Instantaneous switching isn't confusing. What is more confusing for audio memory, is having a lag (NON-instantaneous switching) between stimuli. Minimizing the switching interval -- the time between the end of A and start of B -- is a *good thing* for increasing listener discrimination of small differences. Not as *big* an issue if differences are bigger, as tends to be the case for loudspeakers.
"Switching interval" and "length of musical sample (i.e. length of a trial)" are two different issues that appear to be confused in this article.
Obviously you can't level match loudspeakers the way you can amps or cables or CD players.
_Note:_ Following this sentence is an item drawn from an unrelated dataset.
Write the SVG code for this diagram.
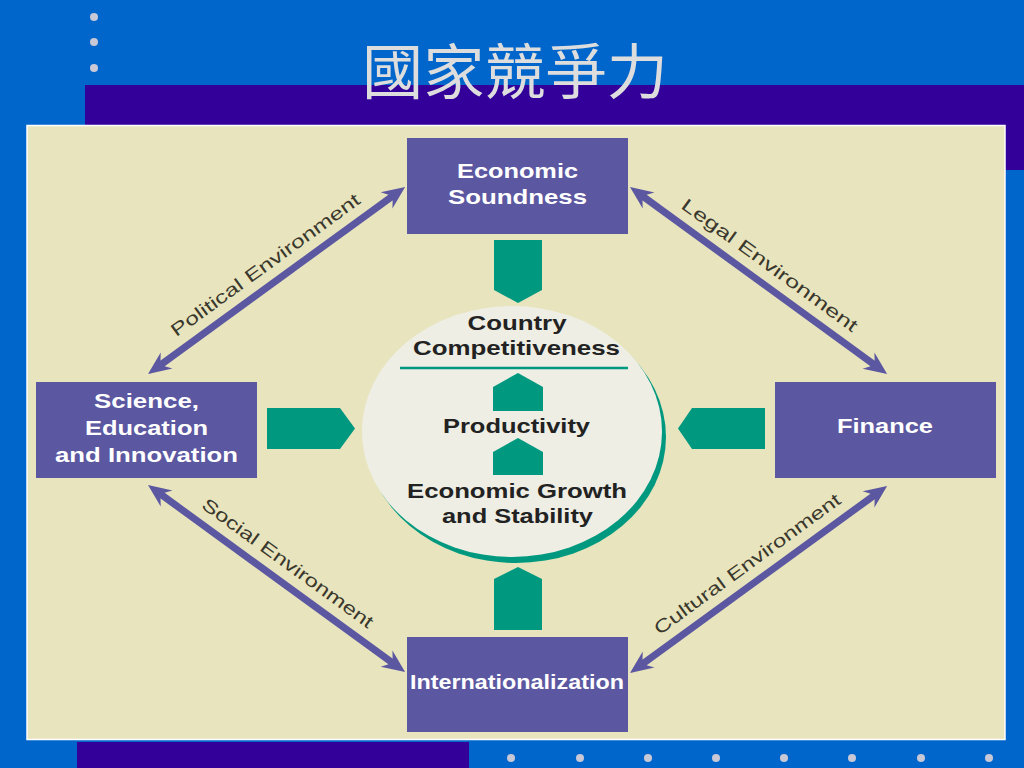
<svg xmlns="http://www.w3.org/2000/svg" width="1024" height="768" viewBox="0 0 1024 768">
<defs>
<style>
.box{fill:#5B57A0}
.green{fill:#00997F}
.bt{fill:#FFFFFF;font-family:"Liberation Sans",Arial,sans-serif;font-weight:bold;font-size:21px;text-anchor:middle}
.ct{fill:#222222;font-family:"Liberation Sans",Arial,sans-serif;font-weight:bold;font-size:21px;text-anchor:middle}
.lt{fill:#3A382C;font-family:"Liberation Sans",Arial,sans-serif;font-size:18px;text-anchor:middle}
.dot{fill:#C8C8D6}
.shaft{stroke:#5B57A0;stroke-width:7;fill:none}
.head{fill:#5B57A0}
</style>
<g id="dblarrow-shape">
<line class="shaft" x1="16" y1="0" x2="302" y2="0"/>
<path class="head" d="M0,0 L23,-10 L18,-3.5 L18,3.5 L23,10 Z"/>
<path class="head" d="M318,0 L295,-10 L300,-3.5 L300,3.5 L295,10 Z"/>
</g>
</defs>

<!-- background -->
<rect x="0" y="0" width="1024" height="768" fill="#0066CC"/>
<rect x="85" y="85" width="939" height="85" fill="#330099"/>
<rect x="77" y="742" width="392" height="26" fill="#330099"/>
<g id="dots-top">
<circle class="dot" cx="94" cy="17" r="4"/>
<circle class="dot" cx="94" cy="42" r="4"/>
<circle class="dot" cx="94" cy="68" r="4"/>
</g>
<g id="dots-bottom">
<circle class="dot" cx="511" cy="758" r="4"/>
<circle class="dot" cx="580" cy="758" r="4"/>
<circle class="dot" cx="648" cy="758" r="4"/>
<circle class="dot" cx="716" cy="758" r="4"/>
<circle class="dot" cx="784" cy="758" r="4"/>
<circle class="dot" cx="852" cy="758" r="4"/>
<circle class="dot" cx="921" cy="758" r="4"/>
<circle class="dot" cx="989" cy="758" r="4"/>
</g>
<text id="title" x="515" y="94" fill="#DDDDDD" font-family="'Noto Sans CJK TC','Noto Sans CJK SC',sans-serif" font-size="60" text-anchor="middle" textLength="306" lengthAdjust="spacingAndGlyphs">國家競爭力</text>

<!-- panel -->
<rect x="27" y="125.5" width="978" height="614" fill="#E8E4BE" stroke="#FFFFFF" stroke-width="1.5"/>

<!-- connectors -->
<g id="connectors">
<g id="political" transform="translate(148,374) rotate(-36.04)">
<use href="#dblarrow-shape"/>
<text class="lt" x="159" y="-13" textLength="229" lengthAdjust="spacingAndGlyphs">Political Environment</text>
</g>
<g id="legal" transform="translate(630,187) rotate(36.04)">
<use href="#dblarrow-shape"/>
<text class="lt" x="159" y="-13" textLength="213" lengthAdjust="spacingAndGlyphs">Legal Environment</text>
</g>
<g id="social" transform="translate(148,485) rotate(36.04)">
<use href="#dblarrow-shape"/>
<text class="lt" x="159" y="-13" textLength="207" lengthAdjust="spacingAndGlyphs">Social Environment</text>
</g>
<g id="cultural" transform="translate(630,673) rotate(-36.04)">
<use href="#dblarrow-shape"/>
<text class="lt" x="159" y="-13" textLength="226" lengthAdjust="spacingAndGlyphs">Cultural Environment</text>
</g>
<polygon id="arrow-top" class="green" points="494,240 542,240 542,290 518,303 494,290"/>
<polygon id="arrow-bottom" class="green" points="518,567 542,579 542,630 494,630 494,579"/>
<polygon id="arrow-left" class="green" points="267,408 340,408 355,428.5 340,449 267,449"/>
<polygon id="arrow-right" class="green" points="765,408 692,408 678,428.5 692,449 765,449"/>
</g>

<!-- center -->
<g id="country-competitiveness">
<ellipse cx="516" cy="437" rx="150" ry="126" fill="#00997F"/>
<ellipse cx="512" cy="431.5" rx="150" ry="125.5" fill="#EEEEE4"/>
<line x1="400" y1="368" x2="628" y2="368" stroke="#00997F" stroke-width="2.5"/>
<text class="ct" x="517" y="330" textLength="99" lengthAdjust="spacingAndGlyphs">Country</text>
<text class="ct" x="516.5" y="355" textLength="207" lengthAdjust="spacingAndGlyphs">Competitiveness</text>
<polygon class="green" points="493,411 493,387 518,373 543,387 543,411"/>
<text class="ct" x="516.5" y="433" textLength="147" lengthAdjust="spacingAndGlyphs">Productivity</text>
<polygon class="green" points="493,475 493,452 518,438 543,452 543,475"/>
<text class="ct" x="517" y="498" textLength="220" lengthAdjust="spacingAndGlyphs">Economic Growth</text>
<text class="ct" x="517.5" y="523" textLength="151" lengthAdjust="spacingAndGlyphs">and Stability</text>
</g>

<!-- nodes -->
<g id="economic-soundness">
<rect class="box" x="407" y="138" width="221" height="96"/>
<text class="bt" x="517.5" y="178" textLength="121" lengthAdjust="spacingAndGlyphs">Economic</text>
<text class="bt" x="517.5" y="204" textLength="139" lengthAdjust="spacingAndGlyphs">Soundness</text>
</g>
<g id="science-education">
<rect class="box" x="36" y="382" width="221" height="96"/>
<text class="bt" x="146.5" y="408" textLength="105" lengthAdjust="spacingAndGlyphs">Science,</text>
<text class="bt" x="146.5" y="435" textLength="123" lengthAdjust="spacingAndGlyphs">Education</text>
<text class="bt" x="146.5" y="462" textLength="183" lengthAdjust="spacingAndGlyphs">and Innovation</text>
</g>
<g id="finance">
<rect class="box" x="775" y="382" width="221" height="96"/>
<text class="bt" x="885" y="433" textLength="96" lengthAdjust="spacingAndGlyphs">Finance</text>
</g>
<g id="internationalization">
<rect class="box" x="407" y="637" width="221" height="95"/>
<text class="bt" x="517" y="689" font-size="20" textLength="214" lengthAdjust="spacingAndGlyphs">Internationalization</text>
</g>
</svg>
No one claims you can, and I don't see 0.1 dB level matching being demanded of loudspeaker comparison anywhere.
Extended listening isn't a necessity, has its own drawbacks (noted in the article), and is arguably inferior to *trained* listening....a purpose of training is so reliable results can be obtained more quickly, because listeners can more quickly identify and articulate whatever differences are there. And IMO the 'pressure' aspect of a listening test is overrated -- espeically when you aren't dealing with small differences. If loudspeaker listeners feel they need extended listening to form their 'true' preference, fine, nothing intrinsic to double-blind testing prevents that. The important thing (from an accuracy standpoint) is to test, in the end, if the preference is likely due to the *sound alone*, and that means a test that *minimize biases from non-audible factors*. If the length of a blind test seems to short, I'd suggest you do your weeks of sighted comparative listening, form your preference -- *then* see if it holds up when you can't 'see' (literally or figuratively) the speakers. Should be a snap!
I'd like to see you publish 'your' listening comparison results formally, with detailed methods and tables, so I could rack them up against, say, Olive's and Toole's work on loudspeaker preference and performance, in terms of scientific rigor.